=== Exercise prompt ===
Drop the pictures and give back word for word the lines from the line holding "Reproduce this chart with matplotlib." to the line holding "marker='s', ms=15, label='ASIR')", both included.

=== Exercise input ===
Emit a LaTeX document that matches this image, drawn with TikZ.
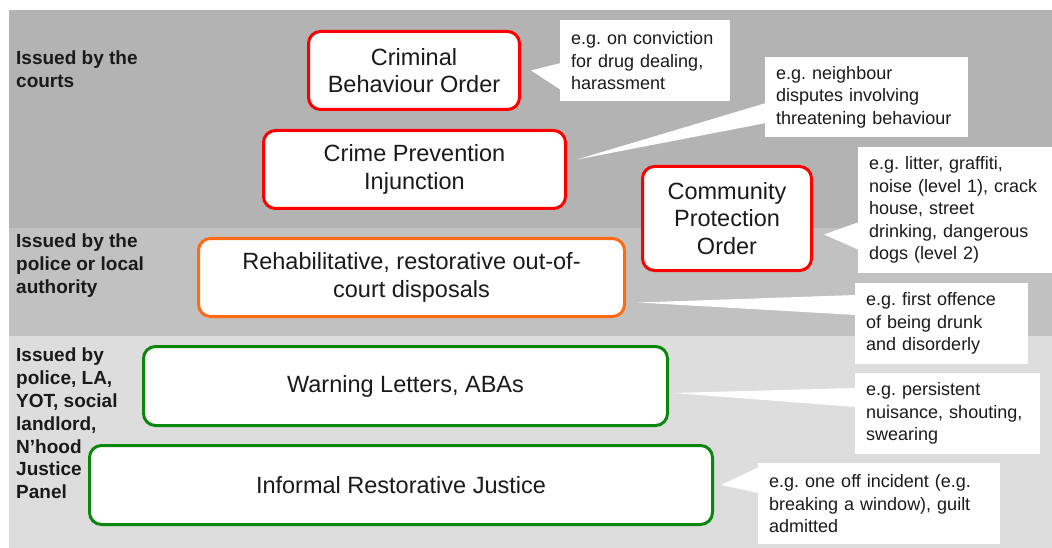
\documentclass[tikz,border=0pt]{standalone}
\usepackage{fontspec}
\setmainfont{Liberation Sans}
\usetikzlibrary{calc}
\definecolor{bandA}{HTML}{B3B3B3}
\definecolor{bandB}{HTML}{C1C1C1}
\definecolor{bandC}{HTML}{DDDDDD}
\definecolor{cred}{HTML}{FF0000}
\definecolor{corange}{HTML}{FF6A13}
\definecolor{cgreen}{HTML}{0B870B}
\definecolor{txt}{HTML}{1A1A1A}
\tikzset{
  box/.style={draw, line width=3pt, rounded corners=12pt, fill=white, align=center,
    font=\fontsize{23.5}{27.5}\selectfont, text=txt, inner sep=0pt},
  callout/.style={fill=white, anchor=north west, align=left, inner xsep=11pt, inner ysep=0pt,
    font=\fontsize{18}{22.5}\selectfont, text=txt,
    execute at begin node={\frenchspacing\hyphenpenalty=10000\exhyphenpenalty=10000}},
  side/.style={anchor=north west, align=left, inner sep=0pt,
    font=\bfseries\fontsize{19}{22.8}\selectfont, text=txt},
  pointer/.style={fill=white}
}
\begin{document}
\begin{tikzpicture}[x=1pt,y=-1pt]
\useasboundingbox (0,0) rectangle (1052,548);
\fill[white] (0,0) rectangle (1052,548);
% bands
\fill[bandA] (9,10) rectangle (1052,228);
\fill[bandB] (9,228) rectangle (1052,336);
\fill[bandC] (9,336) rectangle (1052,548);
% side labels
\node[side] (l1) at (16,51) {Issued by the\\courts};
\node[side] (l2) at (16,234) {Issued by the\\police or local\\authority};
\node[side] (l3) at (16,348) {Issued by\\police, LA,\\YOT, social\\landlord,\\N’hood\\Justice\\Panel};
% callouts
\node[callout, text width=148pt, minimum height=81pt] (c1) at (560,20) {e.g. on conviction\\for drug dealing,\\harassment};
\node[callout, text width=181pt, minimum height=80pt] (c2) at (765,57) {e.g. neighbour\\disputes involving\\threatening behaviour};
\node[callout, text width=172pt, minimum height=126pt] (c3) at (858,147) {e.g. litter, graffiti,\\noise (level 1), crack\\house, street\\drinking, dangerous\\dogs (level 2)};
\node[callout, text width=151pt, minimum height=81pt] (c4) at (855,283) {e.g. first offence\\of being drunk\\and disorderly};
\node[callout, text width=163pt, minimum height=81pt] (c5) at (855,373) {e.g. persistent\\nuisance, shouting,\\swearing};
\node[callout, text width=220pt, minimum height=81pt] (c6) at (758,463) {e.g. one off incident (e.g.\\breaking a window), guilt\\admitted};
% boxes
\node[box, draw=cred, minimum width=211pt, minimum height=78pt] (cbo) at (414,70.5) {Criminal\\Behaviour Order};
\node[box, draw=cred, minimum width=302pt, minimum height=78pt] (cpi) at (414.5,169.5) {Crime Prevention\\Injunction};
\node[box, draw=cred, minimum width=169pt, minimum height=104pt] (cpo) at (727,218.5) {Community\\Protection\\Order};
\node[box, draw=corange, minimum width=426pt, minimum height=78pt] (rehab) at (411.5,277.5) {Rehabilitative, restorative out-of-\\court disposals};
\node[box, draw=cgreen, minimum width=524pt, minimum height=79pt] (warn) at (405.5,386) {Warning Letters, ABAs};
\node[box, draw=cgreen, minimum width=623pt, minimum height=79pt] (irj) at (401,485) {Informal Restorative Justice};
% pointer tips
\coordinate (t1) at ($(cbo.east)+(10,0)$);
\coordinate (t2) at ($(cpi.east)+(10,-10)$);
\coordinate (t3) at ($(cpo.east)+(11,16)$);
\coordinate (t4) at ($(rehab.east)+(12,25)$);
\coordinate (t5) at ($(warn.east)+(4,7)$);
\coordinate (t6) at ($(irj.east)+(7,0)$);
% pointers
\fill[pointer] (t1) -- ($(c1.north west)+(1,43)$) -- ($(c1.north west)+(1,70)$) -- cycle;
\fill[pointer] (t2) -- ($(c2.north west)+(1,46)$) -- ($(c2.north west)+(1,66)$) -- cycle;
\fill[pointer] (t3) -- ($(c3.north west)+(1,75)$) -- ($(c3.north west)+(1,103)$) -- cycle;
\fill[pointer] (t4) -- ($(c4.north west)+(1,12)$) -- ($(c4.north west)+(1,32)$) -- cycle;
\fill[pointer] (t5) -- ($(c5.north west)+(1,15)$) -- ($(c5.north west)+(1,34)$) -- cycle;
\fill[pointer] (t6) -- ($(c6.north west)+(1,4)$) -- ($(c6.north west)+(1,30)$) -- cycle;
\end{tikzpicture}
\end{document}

==

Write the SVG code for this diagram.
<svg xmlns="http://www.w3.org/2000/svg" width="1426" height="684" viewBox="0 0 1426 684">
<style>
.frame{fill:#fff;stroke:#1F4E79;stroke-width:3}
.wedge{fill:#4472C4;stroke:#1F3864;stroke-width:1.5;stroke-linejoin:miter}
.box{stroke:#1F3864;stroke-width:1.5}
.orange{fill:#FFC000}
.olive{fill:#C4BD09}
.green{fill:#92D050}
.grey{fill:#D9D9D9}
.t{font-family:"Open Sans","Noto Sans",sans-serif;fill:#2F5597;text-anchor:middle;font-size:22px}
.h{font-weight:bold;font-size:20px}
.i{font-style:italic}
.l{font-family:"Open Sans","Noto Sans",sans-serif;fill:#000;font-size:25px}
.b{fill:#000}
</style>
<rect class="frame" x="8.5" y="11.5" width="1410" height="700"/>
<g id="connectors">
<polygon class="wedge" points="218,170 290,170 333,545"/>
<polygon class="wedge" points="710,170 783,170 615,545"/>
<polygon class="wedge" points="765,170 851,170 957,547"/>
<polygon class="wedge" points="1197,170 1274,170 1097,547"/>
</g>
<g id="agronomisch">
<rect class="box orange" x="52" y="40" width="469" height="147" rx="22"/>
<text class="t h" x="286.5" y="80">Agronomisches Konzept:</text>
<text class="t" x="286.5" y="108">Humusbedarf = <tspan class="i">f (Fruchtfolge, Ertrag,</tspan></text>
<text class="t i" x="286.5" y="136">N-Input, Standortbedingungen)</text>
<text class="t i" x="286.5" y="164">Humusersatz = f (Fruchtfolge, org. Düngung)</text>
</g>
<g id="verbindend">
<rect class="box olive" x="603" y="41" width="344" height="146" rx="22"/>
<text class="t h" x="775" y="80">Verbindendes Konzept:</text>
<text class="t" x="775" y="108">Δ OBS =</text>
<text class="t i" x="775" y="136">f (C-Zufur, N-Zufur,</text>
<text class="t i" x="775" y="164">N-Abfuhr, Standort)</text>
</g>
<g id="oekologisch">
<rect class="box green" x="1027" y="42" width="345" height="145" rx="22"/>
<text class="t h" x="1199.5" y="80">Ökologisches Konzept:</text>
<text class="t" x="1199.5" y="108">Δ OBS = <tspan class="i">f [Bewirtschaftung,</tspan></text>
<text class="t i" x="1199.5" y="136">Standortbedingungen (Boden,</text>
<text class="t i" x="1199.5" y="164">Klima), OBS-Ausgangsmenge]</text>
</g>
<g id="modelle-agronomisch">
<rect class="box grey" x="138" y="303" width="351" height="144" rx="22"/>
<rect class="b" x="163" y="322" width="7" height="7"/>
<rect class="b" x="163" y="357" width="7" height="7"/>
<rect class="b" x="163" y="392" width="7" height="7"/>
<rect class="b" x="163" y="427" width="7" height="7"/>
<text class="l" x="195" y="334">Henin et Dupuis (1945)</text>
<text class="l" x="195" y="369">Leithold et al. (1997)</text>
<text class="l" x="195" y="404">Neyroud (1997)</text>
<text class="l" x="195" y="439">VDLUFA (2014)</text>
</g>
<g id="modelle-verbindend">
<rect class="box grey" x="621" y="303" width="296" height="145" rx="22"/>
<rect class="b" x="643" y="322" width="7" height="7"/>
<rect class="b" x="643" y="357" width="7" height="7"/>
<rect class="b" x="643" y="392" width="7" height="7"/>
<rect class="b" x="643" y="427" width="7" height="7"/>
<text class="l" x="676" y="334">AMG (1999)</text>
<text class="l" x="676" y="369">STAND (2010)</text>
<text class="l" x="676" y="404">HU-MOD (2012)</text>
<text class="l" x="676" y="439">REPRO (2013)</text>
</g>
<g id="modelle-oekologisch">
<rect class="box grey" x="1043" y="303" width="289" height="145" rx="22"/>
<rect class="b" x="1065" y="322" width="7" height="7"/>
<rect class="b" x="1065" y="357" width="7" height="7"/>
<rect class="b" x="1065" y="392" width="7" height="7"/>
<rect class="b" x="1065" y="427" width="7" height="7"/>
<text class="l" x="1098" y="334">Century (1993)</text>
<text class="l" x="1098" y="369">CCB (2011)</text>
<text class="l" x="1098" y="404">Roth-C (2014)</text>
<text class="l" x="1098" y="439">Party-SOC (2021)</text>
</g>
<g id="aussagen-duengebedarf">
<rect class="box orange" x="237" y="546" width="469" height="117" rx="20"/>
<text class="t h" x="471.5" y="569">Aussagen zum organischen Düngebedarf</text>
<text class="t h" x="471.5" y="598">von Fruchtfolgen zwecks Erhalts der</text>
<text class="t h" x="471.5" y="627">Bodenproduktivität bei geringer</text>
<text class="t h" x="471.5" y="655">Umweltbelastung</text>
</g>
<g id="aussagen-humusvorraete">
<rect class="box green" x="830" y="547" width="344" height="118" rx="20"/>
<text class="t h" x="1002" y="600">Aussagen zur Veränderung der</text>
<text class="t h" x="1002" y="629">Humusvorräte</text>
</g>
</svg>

==

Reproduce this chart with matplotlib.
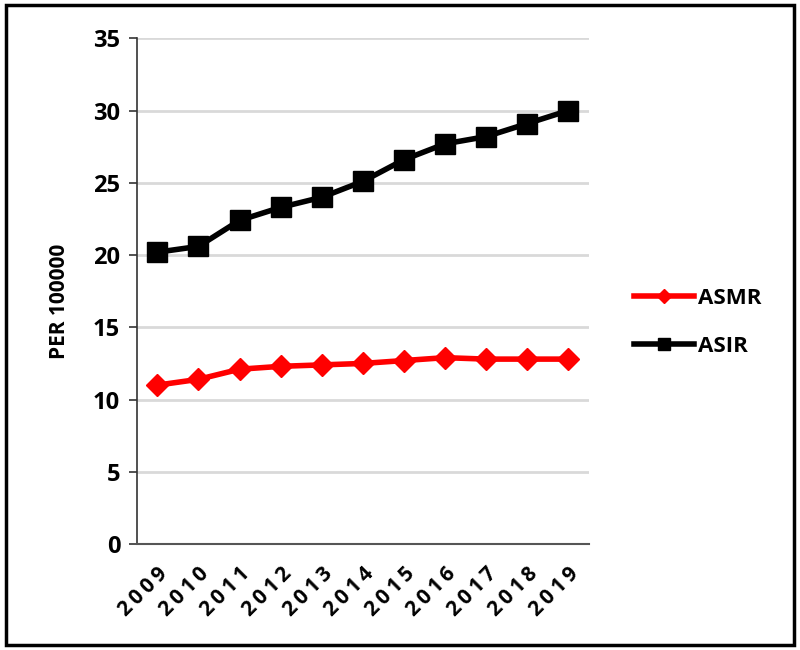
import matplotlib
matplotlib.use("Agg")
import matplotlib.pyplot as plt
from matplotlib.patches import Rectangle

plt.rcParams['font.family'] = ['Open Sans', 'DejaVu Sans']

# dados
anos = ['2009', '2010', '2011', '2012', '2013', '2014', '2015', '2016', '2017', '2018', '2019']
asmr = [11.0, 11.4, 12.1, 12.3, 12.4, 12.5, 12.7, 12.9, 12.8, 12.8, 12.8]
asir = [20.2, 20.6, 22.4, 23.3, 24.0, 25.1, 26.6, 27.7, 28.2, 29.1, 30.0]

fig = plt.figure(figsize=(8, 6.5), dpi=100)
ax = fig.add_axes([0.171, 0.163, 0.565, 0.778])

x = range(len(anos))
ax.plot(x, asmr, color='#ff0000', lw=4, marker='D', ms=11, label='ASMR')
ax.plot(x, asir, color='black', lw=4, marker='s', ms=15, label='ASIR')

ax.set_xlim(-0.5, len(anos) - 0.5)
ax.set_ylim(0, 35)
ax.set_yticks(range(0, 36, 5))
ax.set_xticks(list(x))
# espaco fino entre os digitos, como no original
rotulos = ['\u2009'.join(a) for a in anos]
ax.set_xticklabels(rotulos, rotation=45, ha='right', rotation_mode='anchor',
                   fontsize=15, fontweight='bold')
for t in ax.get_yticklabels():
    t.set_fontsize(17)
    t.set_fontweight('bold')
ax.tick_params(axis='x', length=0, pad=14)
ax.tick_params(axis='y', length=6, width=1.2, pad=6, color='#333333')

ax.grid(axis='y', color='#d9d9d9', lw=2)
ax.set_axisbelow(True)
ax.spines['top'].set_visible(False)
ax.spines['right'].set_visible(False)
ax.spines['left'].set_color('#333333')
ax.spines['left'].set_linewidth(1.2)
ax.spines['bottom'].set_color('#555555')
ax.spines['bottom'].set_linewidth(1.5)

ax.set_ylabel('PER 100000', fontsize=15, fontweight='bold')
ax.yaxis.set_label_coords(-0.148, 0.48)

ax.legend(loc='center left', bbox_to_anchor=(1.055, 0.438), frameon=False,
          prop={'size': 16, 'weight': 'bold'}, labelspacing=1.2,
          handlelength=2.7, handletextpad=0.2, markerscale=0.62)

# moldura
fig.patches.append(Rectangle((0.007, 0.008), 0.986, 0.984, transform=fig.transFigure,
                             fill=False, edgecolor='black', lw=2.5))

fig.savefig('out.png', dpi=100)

=== Final result ===
Reproduce this chart with matplotlib.
import matplotlib
matplotlib.use("Agg")
import matplotlib.pyplot as plt
from matplotlib.patches import Rectangle

plt.rcParams['font.family'] = ['Open Sans', 'DejaVu Sans']

# dados
anos = ['2009', '2010', '2011', '2012', '2013', '2014', '2015', '2016', '2017', '2018', '2019']
asmr = [11.0, 11.4, 12.1, 12.3, 12.4, 12.5, 12.7, 12.9, 12.8, 12.8, 12.8]
asir = [20.2, 20.6, 22.4, 23.3, 24.0, 25.1, 26.6, 27.7, 28.2, 29.1, 30.0]

fig = plt.figure(figsize=(8, 6.5), dpi=100)
ax = fig.add_axes([0.171, 0.163, 0.565, 0.778])

x = range(len(anos))
ax.plot(x, asmr, color='#ff0000', lw=4, marker='D', ms=11, label='ASMR')
ax.plot(x, asir, color='black', lw=4, marker='s', ms=15, label='ASIR')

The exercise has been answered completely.